## Exercise
Print the lines that start the entries and continue through the one holding "ax = fig.add_axes([112", please, exactly and with the pictures omitted.

(Dataset records)

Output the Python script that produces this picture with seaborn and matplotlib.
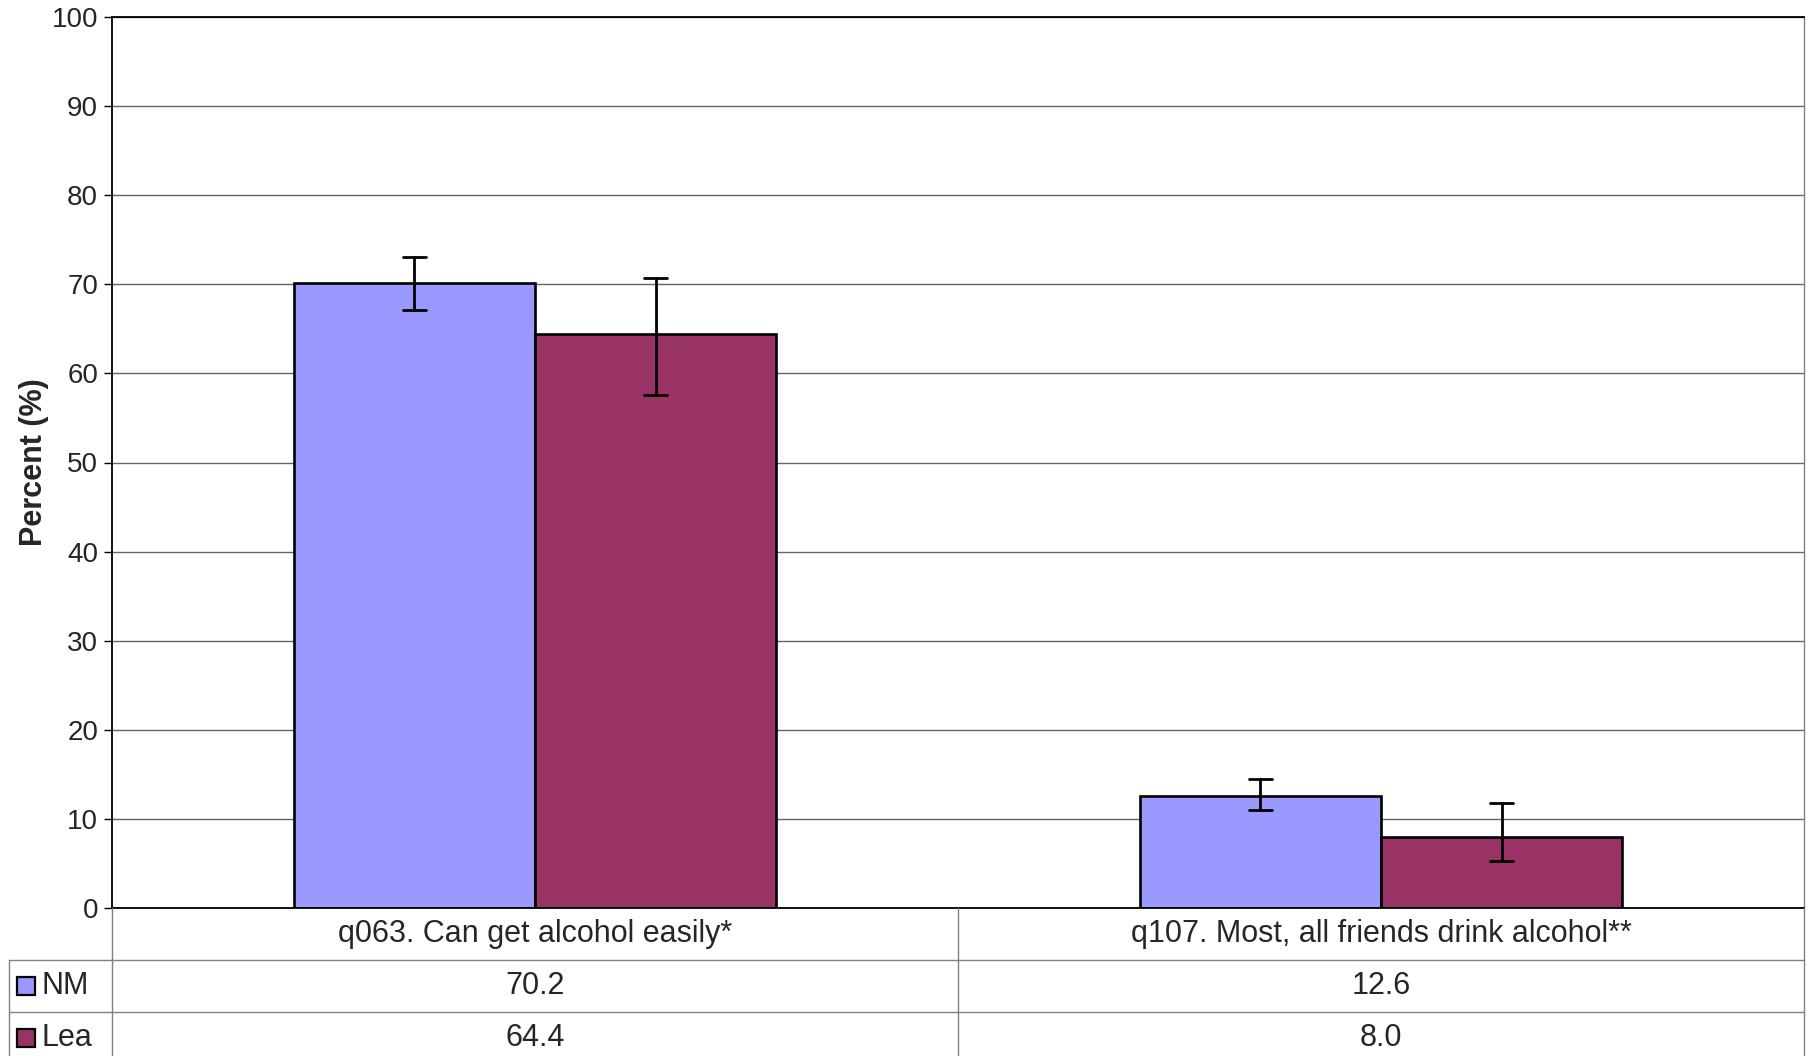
import matplotlib
matplotlib.use("Agg")
import matplotlib.pyplot as plt
import matplotlib.transforms as mtransforms
import seaborn as sns
import pandas as pd

# data
items = ["q063. Can get alcohol easily*", "q107. Most, all friends drink alcohol**"]
groups = ["NM", "Lea"]
nm_vals = [70.2, 12.6]
lea_vals = [64.4, 8.0]
nm_low = [67.1, 11.0]
nm_high = [73.1, 14.5]
lea_low = [57.6, 5.3]
lea_high = [70.7, 11.8]
colors = ["#9999FF", "#993366"]
yticks = list(range(0, 101, 10))

df = pd.DataFrame({
    "item": items * 2,
    "group": [groups[0]] * 2 + [groups[1]] * 2,
    "pct": nm_vals + lea_vals,
})

sns.set_style("white")
plt.rcParams["font.family"] = ["Liberation Sans", "DejaVu Sans"]

W, H = 1811, 1056
fig = plt.figure(figsize=(W / 100, H / 100), dpi=100)
ax = fig.add_axes([112 / W, 1 - 908 / H, (1804 - 112) / W, (908 - 17) / H])

sns.barplot(data=df, x="item", y="pct", hue="group", palette=colors, saturation=1,
            edgecolor="black", linewidth=1.9, width=0.57, gap=0,
            errorbar=None, legend=False, ax=ax)

# asymmetric error bars from the lows / highs
lows = [nm_low, lea_low]
highs = [nm_high, lea_high]
for k, cont in enumerate(ax.containers):
    for j, bar in enumerate(cont):
        xc = bar.get_x() + bar.get_width() / 2
        ax.plot([xc, xc], [lows[k][j], highs[k][j]], color="black", lw=2, zorder=5)
        for yy in (lows[k][j], highs[k][j]):
            ax.plot([xc - 0.014, xc + 0.014], [yy, yy], color="black", lw=2, zorder=5)

ax.set_ylim(0, 100)
ax.set_xlim(-0.5, 1.5)
ax.set_yticks(yticks)
ax.set_yticklabels([str(t) for t in yticks], fontsize=20)
ax.set_xticks([])
ax.set_xlabel("")
ax.set_ylabel("Percent (%)", fontsize=22, fontweight="bold", labelpad=2)
ax.tick_params(axis="y", direction="out", length=6, width=1, color="black", left=True, pad=4)
ax.yaxis.grid(True, color="#666666", lw=1)
ax.set_axisbelow(True)
for s in ["left", "bottom", "top"]:
    ax.spines[s].set_color("black")
    ax.spines[s].set_linewidth(1.3)
ax.spines["right"].set_color("#808080")
ax.spines["right"].set_linewidth(1)

# data table under the chart
tab = fig.add_axes([112 / W, -8 / H, (1804 - 112) / W, 156 / H])
tab.set_xlim(-0.5, 1.5)
tab.set_ylim(3, 0)
tab.axis("off")
blend = mtransforms.blended_transform_factory(tab.transAxes, tab.transData)
left_edge = (9 - 112) / (1804 - 112)
line_kw = dict(color="#808080", lw=1, clip_on=False)

for xv in [-0.5, 0.5, 1.5]:
    tab.plot([xv, xv], [0, 3], **line_kw)
for yv in [1, 2]:
    tab.plot([left_edge, 1], [yv, yv], transform=blend, **line_kw)
tab.plot([left_edge, left_edge], [1, 3], transform=blend, **line_kw)

for i, name in enumerate(items):
    tab.text(i, 0.5, name, ha="center", va="center", fontsize=22)
    tab.text(i, 1.5, f"{nm_vals[i]:.1f}", ha="center", va="center", fontsize=22)
    tab.text(i, 2.5, f"{lea_vals[i]:.1f}", ha="center", va="center", fontsize=22)

for r, (g, c) in enumerate(zip(groups, colors)):
    tab.plot([(26 - 112) / (1804 - 112)], [r + 1.5], marker="s", markersize=13,
             markerfacecolor=c, markeredgecolor="black", markeredgewidth=1.6,
             transform=blend, clip_on=False)
    tab.text((42 - 112) / (1804 - 112), r + 1.5, g, transform=blend,
             ha="left", va="center", fontsize=22)

fig.savefig("out.png", dpi=100)
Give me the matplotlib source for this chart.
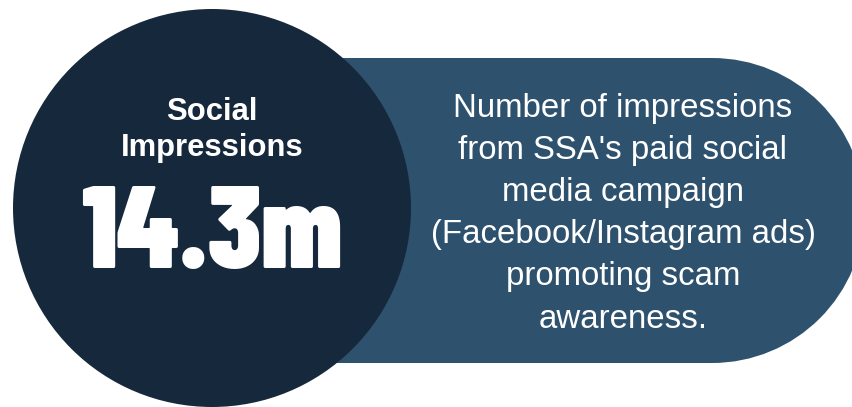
import matplotlib
matplotlib.use("Agg")
import matplotlib.pyplot as plt
from matplotlib.patches import Circle, Rectangle, Wedge

# Content
stat_label = ["Social", "Impressions"]
stat_value = "14.3m"
description = [
    "Number of impressions",
    "from SSA's paid social",
    "media campaign",
    "(Facebook/Instagram ads)",
    "promoting scam",
    "awareness.",
]

W, H = 852, 407
DPI = 100
NAVY = "#16283b"
STEEL = "#2e526e"

fig = plt.figure(figsize=(W / DPI, H / DPI), dpi=DPI)
ax = fig.add_axes([0, 0, 1, 1])
ax.set_xlim(0, W)
ax.set_ylim(H, 0)
ax.axis("off")

def pt(px):
    return px * 72 / DPI

# Description panel: square left end (hidden under the circle), round right cap
top, bottom = 58, 363
radius = (bottom - top) / 2
cy = (top + bottom) / 2
left, cap_x = 330, 712
ax.add_patch(Rectangle((left, top), cap_x - left, bottom - top,
                       facecolor=STEEL, edgecolor="none", zorder=1))
ax.add_patch(Wedge((cap_x, cy), radius, -90, 90, facecolor=STEEL,
                   edgecolor="none", zorder=1))

# Circle with the headline number
ax.add_patch(Circle((212, 208), 199, facecolor=NAVY, edgecolor="none", zorder=2))

ax.text(212, 112, stat_label[0], ha="center", va="center", color="white",
        fontsize=pt(31), fontweight="bold", family="Liberation Sans", zorder=3)
ax.text(212, 148, stat_label[1], ha="center", va="center", color="white",
        fontsize=pt(31), fontweight="bold", family="Liberation Sans", zorder=3)
ax.text(212, 268, stat_value, ha="center", va="baseline", color="white",
        fontsize=84.5, fontweight=900, family="Barlow Condensed", zorder=3)

for i, line in enumerate(description):
    ax.text(623, 109 + i * 42, line, ha="center", va="center", color="white",
            fontsize=pt(33), family="Liberation Sans", zorder=3)

fig.savefig("out.png", dpi=DPI, facecolor="white")
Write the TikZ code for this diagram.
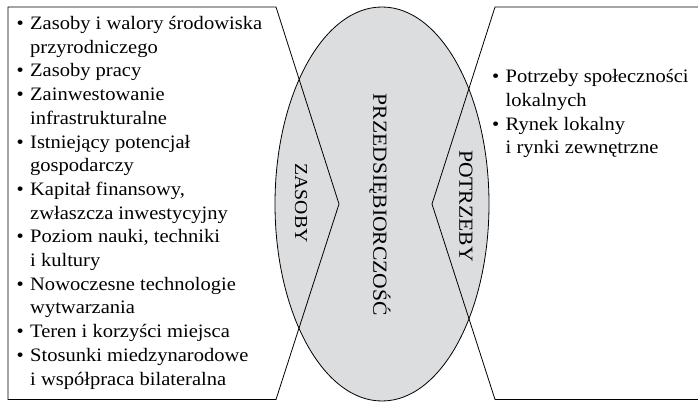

## Solution to this problem
Output the Python script that produces this picture with seaborn and matplotlib.
import matplotlib
matplotlib.use("Agg")
import matplotlib.pyplot as plt
import matplotlib.transforms as mtransforms
import seaborn as sns
import pandas as pd

# data
items = ["q063. Can get alcohol easily*", "q107. Most, all friends drink alcohol**"]
groups = ["NM", "Lea"]
nm_vals = [70.2, 12.6]
lea_vals = [64.4, 8.0]
nm_low = [67.1, 11.0]
nm_high = [73.1, 14.5]
lea_low = [57.6, 5.3]
lea_high = [70.7, 11.8]
colors = ["#9999FF", "#993366"]
yticks = list(range(0, 101, 10))

df = pd.DataFrame({
    "item": items * 2,
    "group": [groups[0]] * 2 + [groups[1]] * 2,
    "pct": nm_vals + lea_vals,
})

sns.set_style("white")
plt.rcParams["font.family"] = ["Liberation Sans", "DejaVu Sans"]

W, H = 1811, 1056
fig = plt.figure(figsize=(W / 100, H / 100), dpi=100)
ax = fig.add_axes([112 / W, 1 - 908 / H, (1804 - 112) / W, (908 - 17) / H])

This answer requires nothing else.